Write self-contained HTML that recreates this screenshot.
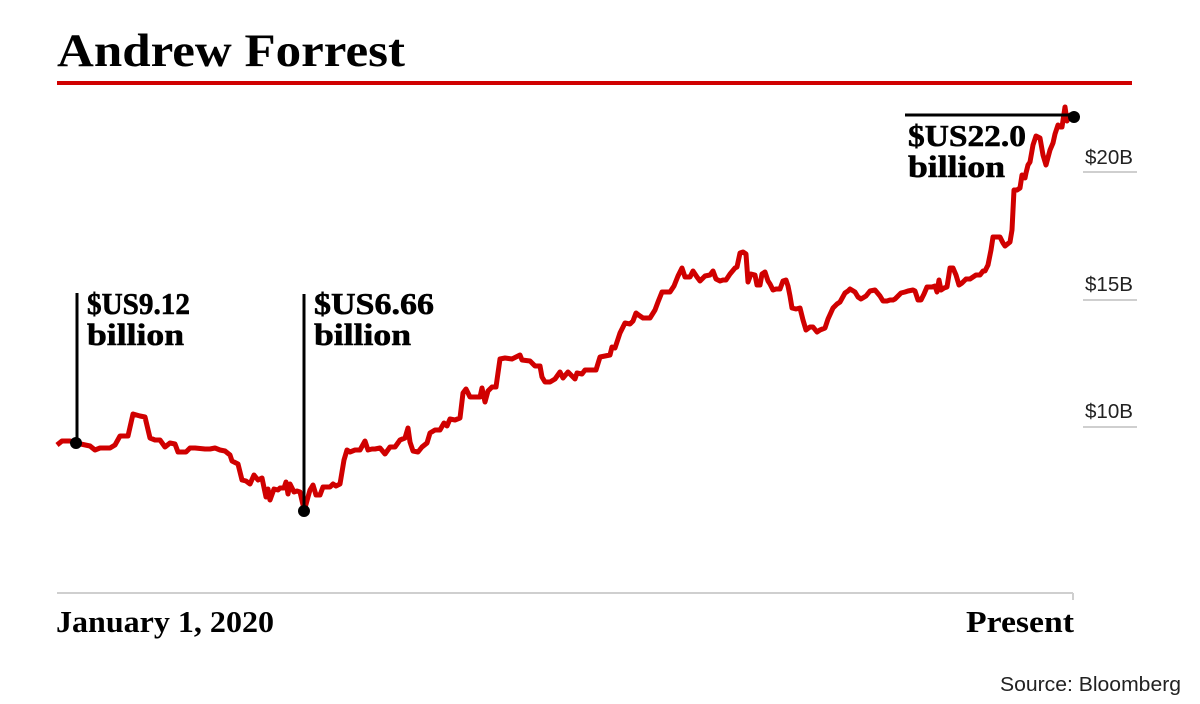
<!DOCTYPE html>
<html><head><meta charset="utf-8"><style>html,body{margin:0;padding:0;background:#fff;width:1200px;height:704px;overflow:hidden}</style></head>
<body>
<svg width="1200" height="704" viewBox="0 0 1200 704" xmlns="http://www.w3.org/2000/svg">
<text x="57" y="66" font-family="Liberation Serif, serif" font-weight="bold" font-size="47" textLength="348" lengthAdjust="spacingAndGlyphs" fill="#000">Andrew Forrest</text>
<rect x="57" y="81" width="1075" height="4" fill="#d00000"/>
<g stroke="#cfcfcf" stroke-width="2">
<line x1="1083" y1="172" x2="1137" y2="172"/>
<line x1="1083" y1="300" x2="1137" y2="300"/>
<line x1="1083" y1="427" x2="1137" y2="427"/>
<line x1="57" y1="593" x2="1073" y2="593"/>
<line x1="1073" y1="593" x2="1073" y2="600"/>
</g>
<g font-family="Liberation Sans, sans-serif" font-size="20" fill="#222">
<text x="1085" y="164" textLength="48" lengthAdjust="spacingAndGlyphs">$20B</text>
<text x="1085" y="291" textLength="48" lengthAdjust="spacingAndGlyphs">$15B</text>
<text x="1085" y="418" textLength="48" lengthAdjust="spacingAndGlyphs">$10B</text>
</g>
<polyline fill="none" stroke="#d00000" stroke-width="5" stroke-linejoin="round" points="57,445 62,441 70,441 76,443 90,446 95,450 100,448 110,448 115,445 120,436 128,436 133,414 140,416 145,417 150,438 155,440 160,440 165,447 170,443 175,444 178,452 186,452 190,448 195,448 205,449 210,449 215,448 220,450 225,451 230,455 232,461 238,464 242,480 246,481 250,484 254,475 258,480 262,478 266,497 268,489 270,500 274,489 278,490 280,488 284,488 286,482 288,494 290,484 294,492 297,491 300,492 303,505 305,508 308,497 310,490 313,485 316,495 320,495 323,487 326,487 330,487 333,484 336,486 340,484 344,460 347,450 350,452 355,450 360,450 365,441 368,450 372,449 375,449 380,448 385,454 390,447 395,447 400,440 405,438 408,428 410,442 413,451 418,452 422,447 427,443 430,433 435,430 440,430 444,423 447,426 450,419 455,420 460,418 463,393 466,389 470,397 480,397 482,388 485,402 488,391 492,387 496,387 500,359 505,358 512,359 520,355 522,360 530,361 535,366 540,366 542,377 545,382 550,382 555,379 560,372 563,378 568,372 573,377 575,379 577,373 582,374 585,370 590,370 596,370 600,357 605,356 610,355 612,347 615,348 620,333 625,323 630,324 633,321 636,313 640,316 643,318 650,318 655,310 658,302 662,292 665,292 670,292 674,286 678,276 682,268 685,277 690,277 693,271 697,277 700,281 705,276 710,275 713,271 716,279 720,281 723,280 726,280 730,274 735,268 737,267 740,253 743,252 746,254 748,282 751,274 755,275 757,285 760,285 762,274 765,272 768,281 770,284 773,290 776,289 780,289 783,281 786,280 788,286 790,296 792,308 796,309 800,308 803,320 806,330 810,327 813,327 817,332 820,330 825,328 828,319 833,308 837,304 840,302 845,293 848,291 850,289 855,292 858,297 861,299 866,296 870,291 875,290 880,296 883,301 887,301 890,300 893,300 895,299 898,296 901,293 905,292 908,291 913,290 915,291 918,300 921,300 924,294 927,287 932,287 935,286 937,292 939,280 941,290 944,288 947,287 950,268 953,268 956,275 959,285 962,283 966,279 970,279 976,275 980,275 983,271 985,271 988,265 991,250 993,237 996,237 1000,237 1003,243 1005,246 1010,242 1012,230 1014,190 1017,190 1020,188 1022,175 1025,178 1026,173 1028,165 1030,162 1033,145 1036,136 1040,138 1043,155 1046,165 1050,150 1053,143 1055,134 1058,125 1060,127 1062,127 1065,107 1067,121 1070,115 1073,118"/>
<g stroke="#000" stroke-width="3">
<line x1="77" y1="293" x2="77" y2="443"/>
<line x1="304" y1="294" x2="304" y2="511"/>
<line x1="905" y1="115" x2="1073" y2="115"/>
</g>
<circle cx="76" cy="443" r="6" fill="#000"/>
<circle cx="304" cy="511" r="6" fill="#000"/>
<circle cx="1074" cy="117" r="6" fill="#000"/>
<g font-family="Liberation Serif, serif" font-weight="bold" font-size="31" fill="#000" stroke="#000" stroke-width="0.6">
<text x="87" y="314" textLength="103" lengthAdjust="spacingAndGlyphs">$US9.12</text>
<text x="87" y="345" textLength="97" lengthAdjust="spacingAndGlyphs">billion</text>
<text x="314" y="314" textLength="120" lengthAdjust="spacingAndGlyphs">$US6.66</text>
<text x="314" y="345" textLength="97" lengthAdjust="spacingAndGlyphs">billion</text>
<text x="908" y="146" textLength="118" lengthAdjust="spacingAndGlyphs">$US22.0</text>
<text x="908" y="177" textLength="97" lengthAdjust="spacingAndGlyphs">billion</text>
</g>
<g font-family="Liberation Serif, serif" font-weight="bold" font-size="31" fill="#000">
<text x="56" y="632" textLength="218" lengthAdjust="spacingAndGlyphs">January 1, 2020</text>
<text x="966" y="632" textLength="108" lengthAdjust="spacingAndGlyphs">Present</text>
</g>
<text x="1000" y="691" font-family="Liberation Sans, sans-serif" font-size="20" textLength="181" lengthAdjust="spacingAndGlyphs" fill="#222">Source: Bloomberg</text>
</svg>
</body></html>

Exercise directions: From start to finish, output the listing exactly, but omit its pictures.

Result below:
Write self-contained HTML that recreates this screenshot.
<!DOCTYPE html>
<html><head><meta charset="utf-8"><style>html,body{margin:0;padding:0;background:#fff;width:1200px;height:704px;overflow:hidden}</style></head>
<body>
<svg width="1200" height="704" viewBox="0 0 1200 704" xmlns="http://www.w3.org/2000/svg">
<text x="57" y="66" font-family="Liberation Serif, serif" font-weight="bold" font-size="47" textLength="348" lengthAdjust="spacingAndGlyphs" fill="#000">Andrew Forrest</text>
<rect x="57" y="81" width="1075" height="4" fill="#d00000"/>
<g stroke="#cfcfcf" stroke-width="2">
<line x1="1083" y1="172" x2="1137" y2="172"/>
<line x1="1083" y1="300" x2="1137" y2="300"/>
<line x1="1083" y1="427" x2="1137" y2="427"/>
<line x1="57" y1="593" x2="1073" y2="593"/>
<line x1="1073" y1="593" x2="1073" y2="600"/>
</g>
<g font-family="Liberation Sans, sans-serif" font-size="20" fill="#222">
<text x="1085" y="164" textLength="48" lengthAdjust="spacingAndGlyphs">$20B</text>
<text x="1085" y="291" textLength="48" lengthAdjust="spacingAndGlyphs">$15B</text>
<text x="1085" y="418" textLength="48" lengthAdjust="spacingAndGlyphs">$10B</text>
</g>
<polyline fill="none" stroke="#d00000" stroke-width="5" stroke-linejoin="round" points="57,445 62,441 70,441 76,443 90,446 95,450 100,448 110,448 115,445 120,436 128,436 133,414 140,416 145,417 150,438 155,440 160,440 165,447 170,443 175,444 178,452 186,452 190,448 195,448 205,449 210,449 215,448 220,450 225,451 230,455 232,461 238,464 242,480 246,481 250,484 254,475 258,480 262,478 266,497 268,489 270,500 274,489 278,490 280,488 284,488 286,482 288,494 290,484 294,492 297,491 300,492 303,505 305,508 308,497 310,490 313,485 316,495 320,495 323,487 326,487 330,487 333,484 336,486 340,484 344,460 347,450 350,452 355,450 360,450 365,441 368,450 372,449 375,449 380,448 385,454 390,447 395,447 400,440 405,438 408,428 410,442 413,451 418,452 422,447 427,443 430,433 435,430 440,430 444,423 447,426 450,419 455,420 460,418 463,393 466,389 470,397 480,397 482,388 485,402 488,391 492,387 496,387 500,359 505,358 512,359 520,355 522,360 530,361 535,366 540,366 542,377 545,382 550,382 555,379 560,372 563,378 568,372 573,377 575,379 577,373 582,374 585,370 590,370 596,370 600,357 605,356 610,355 612,347 615,348 620,333 625,323 630,324 633,321 636,313 640,316 643,318 650,318 655,310 658,302 662,292 665,292 670,292 674,286 678,276 682,268 685,277 690,277 693,271 697,277 700,281 705,276 710,275 713,271 716,279 720,281 723,280 726,280 730,274 735,268 737,267 740,253 743,252 746,254 748,282 751,274 755,275 757,285 760,285 762,274 765,272 768,281 770,284 773,290 776,289 780,289 783,281 786,280 788,286 790,296 792,308 796,309 800,308 803,320 806,330 810,327 813,327 817,332 820,330 825,328 828,319 833,308 837,304 840,302 845,293 848,291 850,289 855,292 858,297 861,299 866,296 870,291 875,290 880,296 883,301 887,301 890,300 893,300 895,299 898,296 901,293 905,292 908,291 913,290 915,291 918,300 921,300 924,294 927,287 932,287 935,286 937,292 939,280 941,290 944,288 947,287 950,268 953,268 956,275 959,285 962,283 966,279 970,279 976,275 980,275 983,271 985,271 988,265 991,250 993,237 996,237 1000,237 1003,243 1005,246 1010,242 1012,230 1014,190 1017,190 1020,188 1022,175 1025,178 1026,173 1028,165 1030,162 1033,145 1036,136 1040,138 1043,155 1046,165 1050,150 1053,143 1055,134 1058,125 1060,127 1062,127 1065,107 1067,121 1070,115 1073,118"/>
<g stroke="#000" stroke-width="3">
<line x1="77" y1="293" x2="77" y2="443"/>
<line x1="304" y1="294" x2="304" y2="511"/>
<line x1="905" y1="115" x2="1073" y2="115"/>
</g>
<circle cx="76" cy="443" r="6" fill="#000"/>
<circle cx="304" cy="511" r="6" fill="#000"/>
<circle cx="1074" cy="117" r="6" fill="#000"/>
<g font-family="Liberation Serif, serif" font-weight="bold" font-size="31" fill="#000" stroke="#000" stroke-width="0.6">
<text x="87" y="314" textLength="103" lengthAdjust="spacingAndGlyphs">$US9.12</text>
<text x="87" y="345" textLength="97" lengthAdjust="spacingAndGlyphs">billion</text>
<text x="314" y="314" textLength="120" lengthAdjust="spacingAndGlyphs">$US6.66</text>
<text x="314" y="345" textLength="97" lengthAdjust="spacingAndGlyphs">billion</text>
<text x="908" y="146" textLength="118" lengthAdjust="spacingAndGlyphs">$US22.0</text>
<text x="908" y="177" textLength="97" lengthAdjust="spacingAndGlyphs">billion</text>
</g>
<g font-family="Liberation Serif, serif" font-weight="bold" font-size="31" fill="#000">
<text x="56" y="632" textLength="218" lengthAdjust="spacingAndGlyphs">January 1, 2020</text>
<text x="966" y="632" textLength="108" lengthAdjust="spacingAndGlyphs">Present</text>
</g>
<text x="1000" y="691" font-family="Liberation Sans, sans-serif" font-size="20" textLength="181" lengthAdjust="spacingAndGlyphs" fill="#222">Source: Bloomberg</text>
</svg>
</body></html>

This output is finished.